__THE TASK__: Set the data down again, exactly as it reads, but without the pictures.

__DATASET CONTENT__:
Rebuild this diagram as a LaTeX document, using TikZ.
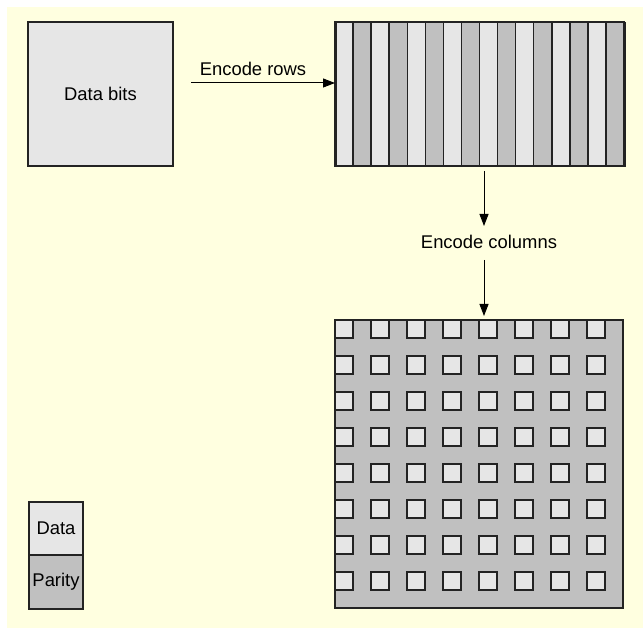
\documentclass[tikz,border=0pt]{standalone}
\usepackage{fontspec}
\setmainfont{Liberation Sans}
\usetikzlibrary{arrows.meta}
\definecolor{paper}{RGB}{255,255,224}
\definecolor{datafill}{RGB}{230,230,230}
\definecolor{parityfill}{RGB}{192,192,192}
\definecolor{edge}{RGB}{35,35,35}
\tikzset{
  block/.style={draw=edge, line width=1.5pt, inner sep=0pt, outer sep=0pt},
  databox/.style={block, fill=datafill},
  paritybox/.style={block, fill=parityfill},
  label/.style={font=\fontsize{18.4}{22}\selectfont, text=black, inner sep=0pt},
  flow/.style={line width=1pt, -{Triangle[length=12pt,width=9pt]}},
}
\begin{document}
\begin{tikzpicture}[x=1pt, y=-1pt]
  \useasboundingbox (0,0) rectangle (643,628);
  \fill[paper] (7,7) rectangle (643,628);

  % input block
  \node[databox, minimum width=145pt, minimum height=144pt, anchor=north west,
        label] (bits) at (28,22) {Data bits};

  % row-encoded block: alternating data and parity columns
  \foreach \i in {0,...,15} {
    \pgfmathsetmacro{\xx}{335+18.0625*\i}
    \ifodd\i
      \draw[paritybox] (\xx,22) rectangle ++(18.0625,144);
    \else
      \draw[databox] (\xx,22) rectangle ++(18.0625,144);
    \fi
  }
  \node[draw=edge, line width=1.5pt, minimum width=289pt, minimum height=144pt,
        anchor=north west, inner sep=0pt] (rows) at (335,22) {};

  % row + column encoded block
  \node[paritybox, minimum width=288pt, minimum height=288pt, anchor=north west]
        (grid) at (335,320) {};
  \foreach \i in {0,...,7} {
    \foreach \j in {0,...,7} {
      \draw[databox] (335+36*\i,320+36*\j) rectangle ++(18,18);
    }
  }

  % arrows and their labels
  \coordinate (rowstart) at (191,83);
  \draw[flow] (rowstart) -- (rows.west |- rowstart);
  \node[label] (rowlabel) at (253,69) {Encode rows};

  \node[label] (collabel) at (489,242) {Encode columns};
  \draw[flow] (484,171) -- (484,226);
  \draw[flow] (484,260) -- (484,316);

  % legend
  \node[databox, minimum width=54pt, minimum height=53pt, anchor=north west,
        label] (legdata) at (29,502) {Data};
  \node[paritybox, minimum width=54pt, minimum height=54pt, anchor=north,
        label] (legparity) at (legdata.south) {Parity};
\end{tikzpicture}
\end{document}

__ANSWER TO THE TASK__:
Rebuild this diagram as a LaTeX document, using TikZ.
\documentclass[tikz,border=0pt]{standalone}
\usepackage{fontspec}
\setmainfont{Liberation Sans}
\usetikzlibrary{arrows.meta}
\definecolor{paper}{RGB}{255,255,224}
\definecolor{datafill}{RGB}{230,230,230}
\definecolor{parityfill}{RGB}{192,192,192}
\definecolor{edge}{RGB}{35,35,35}
\tikzset{
  block/.style={draw=edge, line width=1.5pt, inner sep=0pt, outer sep=0pt},
  databox/.style={block, fill=datafill},
  paritybox/.style={block, fill=parityfill},
  label/.style={font=\fontsize{18.4}{22}\selectfont, text=black, inner sep=0pt},
  flow/.style={line width=1pt, -{Triangle[length=12pt,width=9pt]}},
}
\begin{document}
\begin{tikzpicture}[x=1pt, y=-1pt]
  \useasboundingbox (0,0) rectangle (643,628);
  \fill[paper] (7,7) rectangle (643,628);

  % input block
  \node[databox, minimum width=145pt, minimum height=144pt, anchor=north west,
        label] (bits) at (28,22) {Data bits};

  % row-encoded block: alternating data and parity columns
  \foreach \i in {0,...,15} {
    \pgfmathsetmacro{\xx}{335+18.0625*\i}
    \ifodd\i
      \draw[paritybox] (\xx,22) rectangle ++(18.0625,144);
    \else
      \draw[databox] (\xx,22) rectangle ++(18.0625,144);
    \fi
  }
  \node[draw=edge, line width=1.5pt, minimum width=289pt, minimum height=144pt,
        anchor=north west, inner sep=0pt] (rows) at (335,22) {};

  % row + column encoded block
  \node[paritybox, minimum width=288pt, minimum height=288pt, anchor=north west]
        (grid) at (335,320) {};
  \foreach \i in {0,...,7} {
    \foreach \j in {0,...,7} {
      \draw[databox] (335+36*\i,320+36*\j) rectangle ++(18,18);
    }
  }

  % arrows and their labels
  \coordinate (rowstart) at (191,83);
  \draw[flow] (rowstart) -- (rows.west |- rowstart);
  \node[label] (rowlabel) at (253,69) {Encode rows};

  \node[label] (collabel) at (489,242) {Encode columns};
  \draw[flow] (484,171) -- (484,226);
  \draw[flow] (484,260) -- (484,316);

  % legend
  \node[databox, minimum width=54pt, minimum height=53pt, anchor=north west,
        label] (legdata) at (29,502) {Data};
  \node[paritybox, minimum width=54pt, minimum height=54pt, anchor=north,
        label] (legparity) at (legdata.south) {Parity};
\end{tikzpicture}
\end{document}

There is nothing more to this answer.